Okura not:
Günün 11’i, Türkiye medyasındaki görüş ve yorum çeşitliliğini yansıtmak amacıyla hazırlanmaktadır. Aşağıda özetini bulacağınız yazıya yer vermemiz, içeriğini onayladığımız ve/veya desteklediğimiz anlamına gelmez.
Gazetecilik yaptıklarına dair bir tespit yoksa; o halde suçludurlar mantığı eziyetin zihniyetidir. Kişiye göre değil, delile göre yakalama yapılması gerektiğine göre böyle bir tespit sonucu yapılan yakalama gayriinsani muamele ve işkencedir. Gazetecilik, hakikatin tanıklığıdır. Gerçeklerin zamanda tespitini gazeteci yapar. Gazetecilik insan haklarını hakikatle yüzleştirir, böyle bir meslektir. Tarihe tanıktır.
İşkenceci kim varsa gazeteciler unutulmayan haberleri ve görüntüleriyle göstermiştir. İşkenceyi gösteren kapıları ardına kadar açmıştır. Sadece soruşturmayı tamamlayacak ve işkenceden yargılayacaksınız! İşkence suçundan kurtulmanın mazereti olamaz, “hukuk” yoluyla meşrulaştırılamaz. Saraçhane’de yaşanan eziyet ve işkence herkesin gözü önündeydi. İşkencenin tespiti çok kolaydır, soruşturmaların derhal tamamlanması için beklenemez.
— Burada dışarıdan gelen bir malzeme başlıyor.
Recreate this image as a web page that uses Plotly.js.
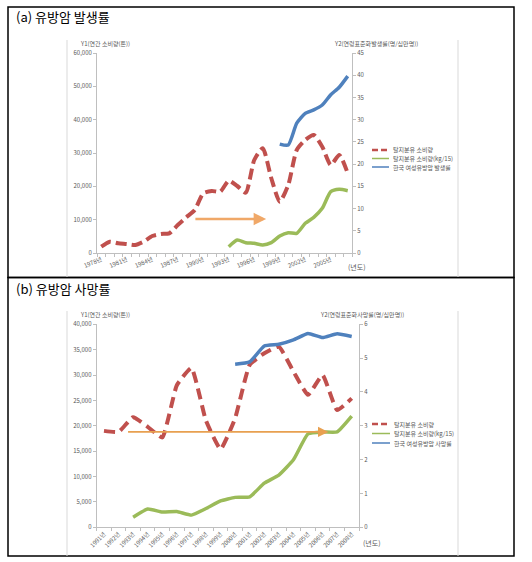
<!DOCTYPE html>
<html><head><meta charset="utf-8">
<script src="https://cdn.plot.ly/plotly-3.0.1.min.js"></script>
<style>html,body{margin:0;padding:0;background:#fff}#chart{width:532px;height:562px}</style>
</head><body><div id="chart"></div>
<script>
// ---- text ----
const panelTitles = ['(a) 유방암 발생률', '(b) 유방암 사망률'];
const seriesNamesA = ['탈지분유 소비량', '탈지분유 소비량(kg/15)', '한국 여성유방암 발생률'];
const seriesNamesB = ['탈지분유 소비량', '탈지분유 소비량(kg/15)', '한국 여성유방암 사망률'];
const y1Titles = ['Y1(연간 소비량(톤))', 'Y1(연간 소비량(톤))'];
const y2Titles = ['Y2(연령표준화발생률(명/십만명))', 'Y2(연령표준화사망률(명/십만명))'];
const xUnitLabel = '(년도)';

// ---- panel (a) data ----
const yearsA = [1978,1979,1980,1981,1982,1983,1984,1985,1986,1987,1988,1989,1990,1991,1992,1993,1994,1995,1996,1997,1998,1999,2000,2001,2002,2003,2004,2005,2006,2007];
const consumptionA = [1900,3400,2900,2700,2400,3400,5100,5700,5900,8400,10700,12900,17900,18600,18400,21700,20100,18100,27900,31400,22500,15400,20400,30900,33900,35400,31900,26400,29400,23900];
const perCapitaYearsA = [1993,1994,1995,1996,1997,1998,1999,2000,2001,2002,2003,2004,2005,2006,2007];
const perCapitaA = [1900,3900,3100,2900,2400,3100,5100,6100,5900,8900,10700,13400,18400,19100,18700];
const incidenceYearsA = [1999,2000,2001,2002,2003,2004,2005,2006,2007];
const incidenceA = [24.5,24.3,29.2,31.4,32.2,33.3,35.6,37.3,39.8];
const tickYearsA = [1978,1981,1984,1987,1990,1993,1996,1999,2002,2005];
const trendArrowA = {fromYear: 1988.9, toYear: 1997.4, value: 10200};

// ---- panel (b) data ----
const yearsB = [1991,1992,1993,1994,1995,1996,1997,1998,1999,2000,2001,2002,2003,2004,2005,2006,2007,2008];
const consumptionB = [19000,18800,21700,19800,17700,28000,31400,21000,15400,21500,32000,34300,35600,30700,26100,30000,23100,25400];
const perCapitaYearsB = [1993,1994,1995,1996,1997,1998,1999,2000,2001,2002,2003,2004,2005,2006,2007,2008];
const perCapitaB = [2000,3600,3000,3100,2400,3700,5200,5900,6000,8700,10300,13300,18400,18800,18800,21900];
const mortalityYearsB = [2000,2001,2002,2003,2004,2005,2006,2007,2008];
const mortalityB = [4.82,4.89,5.36,5.41,5.54,5.73,5.61,5.72,5.64];
const trendArrowB = {fromYear: 1992.55, toYear: 2006.4, value: 18800};

// ---- style ----
const RED = '#C0504D', GREEN = '#9BBB59', BLUE = '#4F81BD', ORANGE = '#F0A868';
const AXIS = '#BFBFBF', LABEL = '#595959';
const FONT = '"Noto Sans CJK KR", "Noto Sans", sans-serif';
const W = 532, H = 562;
const px = v => v / W, py = v => 1 - v / H;

const traces = [
  {x: yearsA, y: consumptionA, xaxis: 'x', yaxis: 'y', mode: 'lines', name: seriesNamesA[0],
   line: {color: RED, width: 4, dash: '11px,5px', shape: 'spline', smoothing: 0.6}},
  {x: perCapitaYearsA, y: perCapitaA, xaxis: 'x', yaxis: 'y', mode: 'lines', name: seriesNamesA[1],
   line: {color: GREEN, width: 3.5, shape: 'spline', smoothing: 0.6}},
  {x: incidenceYearsA, y: incidenceA, xaxis: 'x', yaxis: 'y2', mode: 'lines', name: seriesNamesA[2],
   line: {color: BLUE, width: 3.5, shape: 'spline', smoothing: 0.6}},
  {x: yearsB, y: consumptionB, xaxis: 'x2', yaxis: 'y3', mode: 'lines', name: seriesNamesB[0],
   line: {color: RED, width: 4, dash: '11px,6px', shape: 'spline', smoothing: 0.4}},
  {x: perCapitaYearsB, y: perCapitaB, xaxis: 'x2', yaxis: 'y3', mode: 'lines', name: seriesNamesB[1],
   line: {color: GREEN, width: 3.5, shape: 'spline', smoothing: 0.4}},
  {x: mortalityYearsB, y: mortalityB, xaxis: 'x2', yaxis: 'y4', mode: 'lines', name: seriesNamesB[2],
   line: {color: BLUE, width: 3.5, shape: 'spline', smoothing: 0.4}}
];

const tickFont = {family: FONT, size: 6, color: LABEL};
const baseY = {showline: true, linecolor: AXIS, linewidth: 1, ticks: 'outside', ticklen: 3, tickcolor: AXIS,
  showgrid: false, zeroline: false, tickfont: tickFont, fixedrange: true};
const baseX = {showline: true, linecolor: AXIS, linewidth: 1, ticks: '', showgrid: false, zeroline: false,
  tickfont: tickFont, fixedrange: true, tickmode: 'array',
  minor: {ticks: 'outside', ticklen: 3, tickcolor: AXIS, tickmode: 'linear', dtick: 1, showgrid: false}};

const layout = {
  width: W, height: H, margin: {l: 0, r: 0, t: 0, b: 0},
  paper_bgcolor: '#fff', plot_bgcolor: 'rgba(0,0,0,0)', showlegend: false,
  font: {family: FONT},
  xaxis: Object.assign({}, baseX, {domain: [px(97), px(352)], anchor: 'y', range: [1977.5, 2007.5],
    tickvals: tickYearsA, ticktext: tickYearsA.map(y => y + '년'), tickangle: -22,
    minor: Object.assign({}, baseX.minor, {tick0: 1977.5})}),
  yaxis: Object.assign({}, baseY, {domain: [py(253), py(53)], anchor: 'x', range: [0, 60000], dtick: 10000, tickformat: ',d'}),
  yaxis2: Object.assign({}, baseY, {overlaying: 'y', side: 'right', anchor: 'x', range: [0, 45], dtick: 5}),
  xaxis2: Object.assign({}, baseX, {domain: [px(96.7), px(359)], anchor: 'y3', range: [1990.5, 2008.5],
    tickvals: yearsB, ticktext: yearsB.map(y => y + '년'), tickangle: -45,
    minor: Object.assign({}, baseX.minor, {tick0: 1990.5})}),
  yaxis3: Object.assign({}, baseY, {domain: [py(527.3), py(324.3)], anchor: 'x2', range: [0, 40000], dtick: 5000, tickformat: ',d'}),
  yaxis4: Object.assign({}, baseY, {overlaying: 'y3', side: 'right', anchor: 'x2', range: [0, 6], dtick: 1}),
  shapes: [
    {type: 'rect', xref: 'paper', yref: 'paper', x0: px(8), x1: px(514), y0: py(277.5), y1: py(7), line: {color: '#000', width: 1.5}},
    {type: 'rect', xref: 'paper', yref: 'paper', x0: px(8), x1: px(514), y0: py(556), y1: py(277.5), line: {color: '#000', width: 1.5}},
    {type: 'line', xref: 'paper', yref: 'paper', x0: px(67), x1: px(67), y0: py(40), y1: py(277), line: {color: '#D9D9D9', width: 1}},
    {type: 'line', xref: 'paper', yref: 'paper', x0: px(458), x1: px(458), y0: py(40), y1: py(277), line: {color: '#D9D9D9', width: 1}},
    {type: 'line', xref: 'paper', yref: 'paper', x0: px(67), x1: px(67), y0: py(311), y1: py(556), line: {color: '#D9D9D9', width: 1}},
    {type: 'line', xref: 'paper', yref: 'paper', x0: px(458), x1: px(458), y0: py(311), y1: py(556), line: {color: '#D9D9D9', width: 1}}
  ],
  annotations: []
};

// panel titles
[[panelTitles[0], 14, 17], [panelTitles[1], 14, 288]].forEach(([t, x, y]) => {
  layout.annotations.push({text: t, xref: 'paper', yref: 'paper', x: px(x), y: py(y), xanchor: 'left', yanchor: 'middle',
    showarrow: false, font: {family: FONT, size: 13, color: '#000'}});
});
// axis titles
const smallText = (t, x, y, anchor) => ({text: t, xref: 'paper', yref: 'paper', x: px(x), y: py(y), xanchor: anchor || 'left',
  yanchor: 'middle', showarrow: false, font: {family: FONT, size: 6, color: LABEL}});
layout.annotations.push(smallText(y1Titles[0], 78, 43));
layout.annotations.push(smallText(y2Titles[0], 332, 43));
layout.annotations.push(smallText(y1Titles[1], 78, 314));
layout.annotations.push(smallText(y2Titles[1], 318, 314));
layout.annotations.push(Object.assign(smallText(xUnitLabel, 346, 267), {font: {family: FONT, size: 7, color: LABEL}}));
layout.annotations.push(Object.assign(smallText(xUnitLabel, 361, 543), {font: {family: FONT, size: 7, color: LABEL}}));

// legends (drawn as samples + text)
function addLegend(names, rows, x0, x1, tx) {
  const styles = [{color: RED, width: 2.5, dash: '6px,3px'}, {color: GREEN, width: 1.5}, {color: BLUE, width: 1.5}];
  names.forEach((n, i) => {
    layout.shapes.push({type: 'line', xref: 'paper', yref: 'paper', x0: px(x0), x1: px(x1), y0: py(rows[i]), y1: py(rows[i]), line: styles[i]});
    layout.annotations.push(smallText(n, tx, rows[i]));
  });
}
addLegend(seriesNamesA, [150, 158.5, 167], 372, 389, 391);
addLegend(seriesNamesB, [424, 433.5, 443], 372, 390, 392);

// trend arrows
layout.annotations.push({x: trendArrowA.toYear, y: trendArrowA.value, ax: trendArrowA.fromYear, ay: trendArrowA.value,
  xref: 'x', yref: 'y', axref: 'x', ayref: 'y', text: '', showarrow: true, arrowhead: 2, arrowsize: 1, arrowwidth: 2.5, arrowcolor: ORANGE});
layout.annotations.push({x: trendArrowB.toYear, y: trendArrowB.value, ax: trendArrowB.fromYear, ay: trendArrowB.value,
  xref: 'x2', yref: 'y3', axref: 'x2', ayref: 'y3', text: '', showarrow: true, arrowhead: 2, arrowsize: 1.3, arrowwidth: 1.6, arrowcolor: '#E8A050'});

Plotly.newPlot('chart', traces, layout, {staticPlot: true, displayModeBar: false});
</script>
</body></html>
Yaşanan dehşet unutulmamalıdır. Dehşeti hangi hukukla unutturabileceksiniz acaba? 1988’de Uruguay’daki “Tıp Ahlakı ve İşkence Karşısında Hekimler” adlı seminerde Dekan Dr. Pablo Carlevaro ‘ya ait sözler unutulmadı: “Dehşet gerilerde kalmalıdır, ama mahkûm edilmeli, lanetlenmeli ve asla unutulmamalıdır.”